● WRITTEN PROBLEM:
Repeat the material verbatim and drop the pictures.

● GIVEN DATA:
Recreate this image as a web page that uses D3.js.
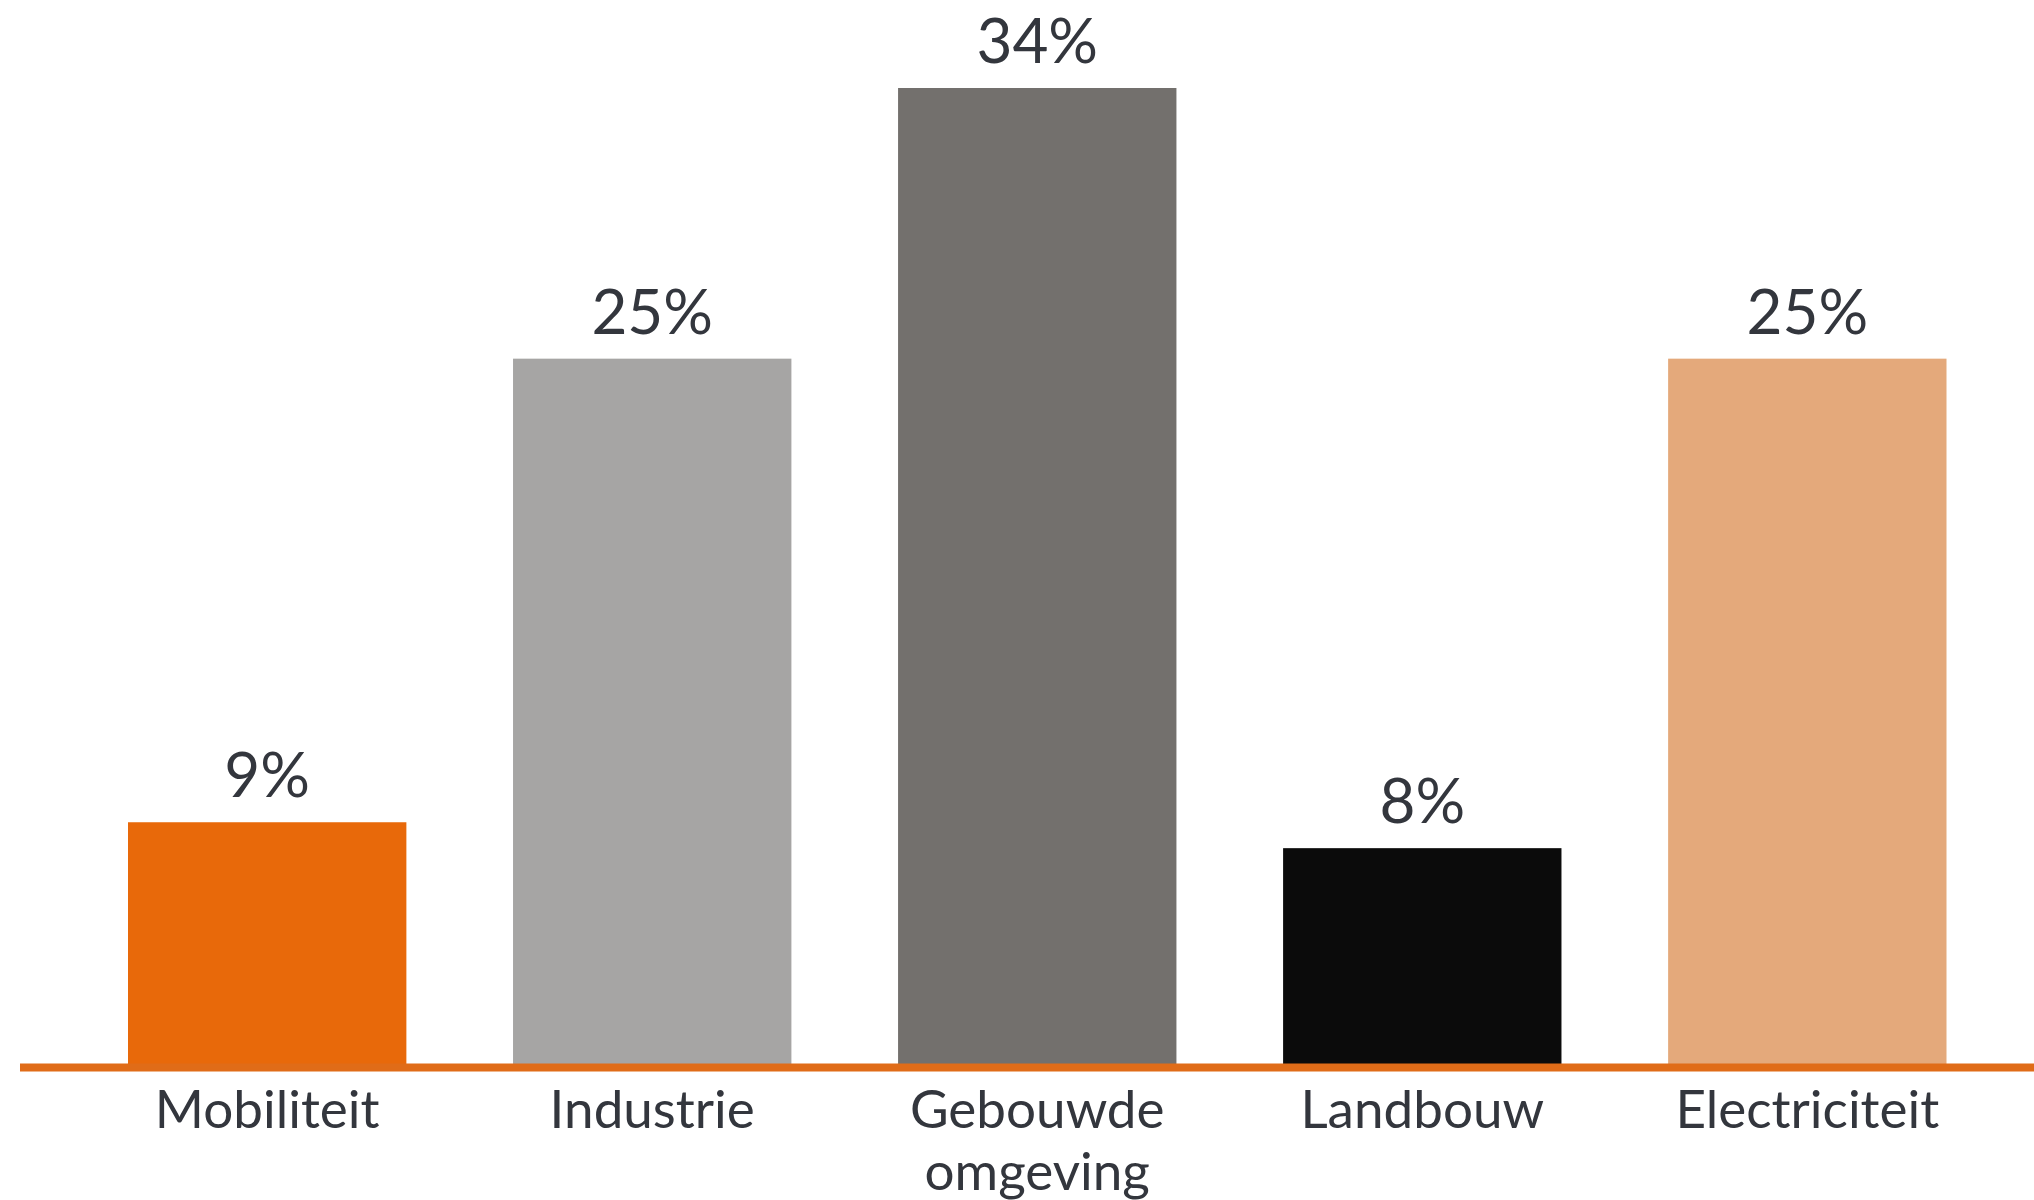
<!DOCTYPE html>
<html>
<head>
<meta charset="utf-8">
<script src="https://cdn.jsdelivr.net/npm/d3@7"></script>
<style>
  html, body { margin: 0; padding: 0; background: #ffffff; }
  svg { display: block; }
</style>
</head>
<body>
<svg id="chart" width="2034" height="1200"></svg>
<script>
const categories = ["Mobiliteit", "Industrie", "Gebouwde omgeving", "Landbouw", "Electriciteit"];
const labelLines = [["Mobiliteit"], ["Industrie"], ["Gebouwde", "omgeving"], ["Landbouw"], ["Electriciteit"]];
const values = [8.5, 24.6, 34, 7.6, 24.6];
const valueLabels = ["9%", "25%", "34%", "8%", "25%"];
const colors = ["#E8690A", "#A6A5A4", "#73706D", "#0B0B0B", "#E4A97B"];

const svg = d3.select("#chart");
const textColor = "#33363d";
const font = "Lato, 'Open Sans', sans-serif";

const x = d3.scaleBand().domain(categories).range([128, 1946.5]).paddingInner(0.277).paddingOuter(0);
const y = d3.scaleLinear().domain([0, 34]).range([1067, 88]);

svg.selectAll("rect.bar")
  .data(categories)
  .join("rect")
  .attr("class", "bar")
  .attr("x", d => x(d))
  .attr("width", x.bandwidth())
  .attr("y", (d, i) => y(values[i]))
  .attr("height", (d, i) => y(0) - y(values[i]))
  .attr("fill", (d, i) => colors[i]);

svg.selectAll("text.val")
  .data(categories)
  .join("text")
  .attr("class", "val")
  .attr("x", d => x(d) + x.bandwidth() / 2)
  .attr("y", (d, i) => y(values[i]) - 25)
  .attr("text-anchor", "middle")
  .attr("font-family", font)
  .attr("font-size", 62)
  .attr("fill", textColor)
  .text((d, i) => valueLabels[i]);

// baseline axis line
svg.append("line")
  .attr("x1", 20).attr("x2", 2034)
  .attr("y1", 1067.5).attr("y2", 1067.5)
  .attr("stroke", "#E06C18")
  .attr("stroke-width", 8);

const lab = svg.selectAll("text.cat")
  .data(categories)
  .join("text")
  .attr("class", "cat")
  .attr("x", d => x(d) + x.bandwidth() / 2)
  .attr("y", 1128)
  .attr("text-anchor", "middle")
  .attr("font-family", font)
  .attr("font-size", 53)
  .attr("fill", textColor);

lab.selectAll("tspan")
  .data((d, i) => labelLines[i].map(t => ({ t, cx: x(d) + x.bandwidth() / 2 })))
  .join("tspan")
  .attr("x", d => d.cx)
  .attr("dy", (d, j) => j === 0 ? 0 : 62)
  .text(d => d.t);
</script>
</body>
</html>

● THE REPLY:
Recreate this image as a web page that uses D3.js.
<!DOCTYPE html>
<html>
<head>
<meta charset="utf-8">
<script src="https://cdn.jsdelivr.net/npm/d3@7"></script>
<style>
  html, body { margin: 0; padding: 0; background: #ffffff; }
  svg { display: block; }
</style>
</head>
<body>
<svg id="chart" width="2034" height="1200"></svg>
<script>
const categories = ["Mobiliteit", "Industrie", "Gebouwde omgeving", "Landbouw", "Electriciteit"];
const labelLines = [["Mobiliteit"], ["Industrie"], ["Gebouwde", "omgeving"], ["Landbouw"], ["Electriciteit"]];
const values = [8.5, 24.6, 34, 7.6, 24.6];
const valueLabels = ["9%", "25%", "34%", "8%", "25%"];
const colors = ["#E8690A", "#A6A5A4", "#73706D", "#0B0B0B", "#E4A97B"];

const svg = d3.select("#chart");
const textColor = "#33363d";
const font = "Lato, 'Open Sans', sans-serif";

const x = d3.scaleBand().domain(categories).range([128, 1946.5]).paddingInner(0.277).paddingOuter(0);
const y = d3.scaleLinear().domain([0, 34]).range([1067, 88]);

svg.selectAll("rect.bar")
  .data(categories)
  .join("rect")
  .attr("class", "bar")
  .attr("x", d => x(d))
  .attr("width", x.bandwidth())
  .attr("y", (d, i) => y(values[i]))
  .attr("height", (d, i) => y(0) - y(values[i]))
  .attr("fill", (d, i) => colors[i]);

svg.selectAll("text.val")
  .data(categories)
  .join("text")
  .attr("class", "val")
  .attr("x", d => x(d) + x.bandwidth() / 2)
  .attr("y", (d, i) => y(values[i]) - 25)
  .attr("text-anchor", "middle")
  .attr("font-family", font)
  .attr("font-size", 62)
  .attr("fill", textColor)
  .text((d, i) => valueLabels[i]);

// baseline axis line
svg.append("line")
  .attr("x1", 20).attr("x2", 2034)
  .attr("y1", 1067.5).attr("y2", 1067.5)
  .attr("stroke", "#E06C18")
  .attr("stroke-width", 8);

const lab = svg.selectAll("text.cat")
  .data(categories)
  .join("text")
  .attr("class", "cat")
  .attr("x", d => x(d) + x.bandwidth() / 2)
  .attr("y", 1128)
  .attr("text-anchor", "middle")
  .attr("font-family", font)
  .attr("font-size", 53)
  .attr("fill", textColor);

lab.selectAll("tspan")
  .data((d, i) => labelLines[i].map(t => ({ t, cx: x(d) + x.bandwidth() / 2 })))
  .join("tspan")
  .attr("x", d => d.cx)
  .attr("dy", (d, j) => j === 0 ? 0 : 62)
  .text(d => d.t);
</script>
</body>
</html>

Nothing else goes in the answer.